S’en foutre ou combattre une époque puritaine
Le clin d’œil est tout trouvé avec son homologue du vendredi 20 heures, Ghislain Blique. Pour autant, les deux propositions n’ont pas grand-chose à voir. Le premier est nonchalant, le second provoque à l’extrême.
Par ailleurs, proposer un spectacle comme celui-ci, c’est en avoir quelque chose à branler. Combattre le puritanisme comme on combattrait le réchauffement climatique, ça compte comme message politique ?
Alexis Tramoni dénonce donc le politiquement correct de l’époque avec une folie et une imprécision jouissive. On n’est pas sur le meilleur match technique, mais tout le monde s’en fout. Le public est venu voir un grand n’importe quoi, il est servi. Il m’a rappelé Paul Currie, cet humoriste frappadingue croisé au festival d’Édimbourg qui forçait son public à se murger (entre autres).
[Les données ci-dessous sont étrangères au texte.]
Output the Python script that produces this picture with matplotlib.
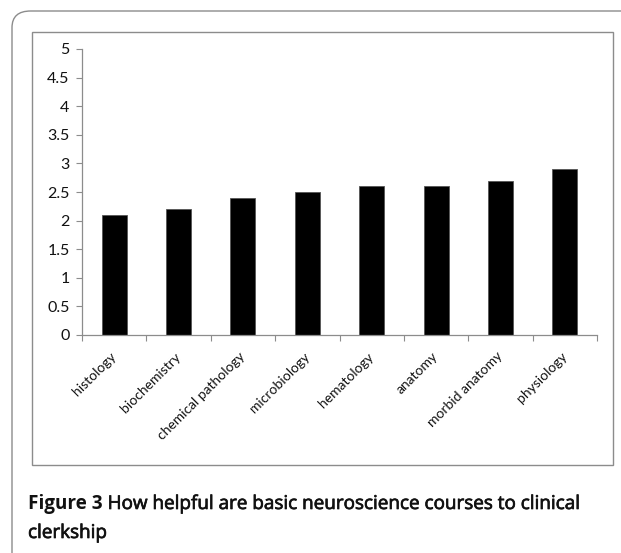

Alexis Tramoni et son rire démoniaque à la Petite Loge
Pour le reste ? Il est difficile de décrire ce spectacle sans le dévoiler. Disons simplement que le garçon a (malgré les apparences) une éthique, même si vous en douterez quelquefois. Son rire démoniaque vous fera trembler. Étonnamment, les interactions ne sont pas si violentes que ça (même si vous pouvez recevoir des trucs sur vous au premier rang).
Ses désamorçages de fin de carrière sont aussi des preuves qu’il maîtrise un peu son destin. On ne fait pas d’omelette sans casser des œufs, mais on connaît au moins la recette pour ne pas intoxiquer le public, en résumé.
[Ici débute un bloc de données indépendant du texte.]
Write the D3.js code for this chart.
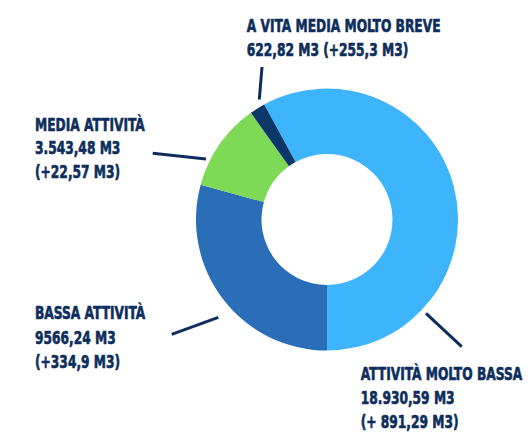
<!DOCTYPE html>
<html>
<head>
<meta charset="utf-8">
<script src="https://cdn.jsdelivr.net/npm/d3@7"></script>
<style>
  html, body { margin: 0; padding: 0; background: #ffffff; }
  svg { display: block; }
  text { font-family: "DejaVu Sans", sans-serif; font-stretch: condensed; font-weight: bold; }
</style>
</head>
<body>
<svg id="chart" width="530" height="441"></svg>
<script>
// ---- data ----
const categories = ["ATTIVITÀ MOLTO BASSA", "BASSA ATTIVITÀ", "MEDIA ATTIVITÀ", "A VITA MEDIA MOLTO BREVE"];
const volumes = [18930.59, 9566.24, 3543.48, 622.82];
const volumeLabels = ["18.930,59 M3", "9566,24 M3", "3.543,48 M3", "622,82 M3"];
const changeLabels = ["(+ 891,29 M3)", "(+334,9 M3)", "(+22,57 M3)", "(+255,3 M3)"];

// ---- styles / layout ----
const colors = ["#3db4fb", "#2a6eb8", "#7ed957", "#0b3769"];
const textColor = "#0d2e5c";
const cx = 327, cy = 219.5, rOuter = 131, rInner = 65.5;
// label blocks: x, first baseline, line height, whether value+change share a line
const labelLayout = [
  { x: 360.7, y: 380,   lh: 24.2, joined: false },
  { x: 35,    y: 319.3, lh: 24.5, joined: false },
  { x: 35,    y: 130.7, lh: 23.5, joined: false },
  { x: 246.7, y: 31.7,  lh: 24.3, joined: true }
];
const leaders = [
  [[426, 313.3], [461.7, 346.7]],
  [[218.3, 317.3], [171.7, 334.3]],
  [[206, 159], [152.7, 153.3]],
  [[262, 67], [259.3, 99.5]]
];
const refWidth = 194; // width of the longest title line in the reference

const svg = d3.select("#chart");

const total = d3.sum(volumes);
// first slice ends at the bottom (angle π), running clockwise
const startA = Math.PI - 2 * Math.PI * volumes[0] / total;
const pie = d3.pie().sort(null).startAngle(startA).endAngle(startA + 2 * Math.PI);
const arc = d3.arc().innerRadius(rInner).outerRadius(rOuter);

const g = svg.append("g").attr("transform", `translate(${cx},${cy})`);
g.selectAll("path")
  .data(pie(volumes))
  .join("path")
  .attr("d", arc)
  .attr("fill", (d, i) => colors[i]);

// leader lines
svg.selectAll("line.leader")
  .data(leaders)
  .join("line")
  .attr("class", "leader")
  .attr("x1", d => d[0][0]).attr("y1", d => d[0][1])
  .attr("x2", d => d[1][0]).attr("y2", d => d[1][1])
  .attr("stroke", textColor)
  .attr("stroke-width", 3);

// labels
const fontSize = 17;
const labels = svg.append("g");
categories.forEach((name, i) => {
  const L = labelLayout[i];
  const lines = L.joined
    ? [name, volumeLabels[i] + " " + changeLabels[i]]
    : [name, volumeLabels[i], changeLabels[i]];
  const blk = labels.append("g").attr("class", "lbl").attr("data-x", L.x).attr("data-y", L.y);
  lines.forEach((t, j) => {
    blk.append("text")
      .attr("x", 0)
      .attr("y", j * L.lh)
      .attr("font-size", fontSize)
      .attr("fill", textColor)
      .attr("stroke", textColor)
      .attr("stroke-width", 0.6)
      .attr("stroke-linejoin", "round")
      .text(t);
  });
});

// horizontal condensing factor measured from the longest title
const probe = labels.selectAll("g.lbl").filter((d, i) => i === 3).select("text").node();
const sx = refWidth / probe.getComputedTextLength();
labels.selectAll("g.lbl").each(function () {
  const el = d3.select(this);
  el.attr("transform", `translate(${+el.attr("data-x")},${+el.attr("data-y")}) scale(${sx},1)`);
});
</script>
</body>
</html>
Certains craignaient un suicide artistique, finalement tout le monde va bien. Le public exultait de voir quelqu’un oser tout dézinguer. S’il faut des spectacles bienveillants, il faut aussi des spectacles comme ça. L’avantage, c’est que celui-ci est ouvert à tous, pas seulement aux « tontons racistes » de France et de Navarre.
Au terme du spectacle, Alexis Tramoni annonce qu’il a plein de projets et qu’il cherche un producteur. À ce stade prématuré, le pari semble fou. Mais un humoriste complètement ravagé et ravageur de salles pourrait bien faire chavirer un Ruquier en mal de réac’titude.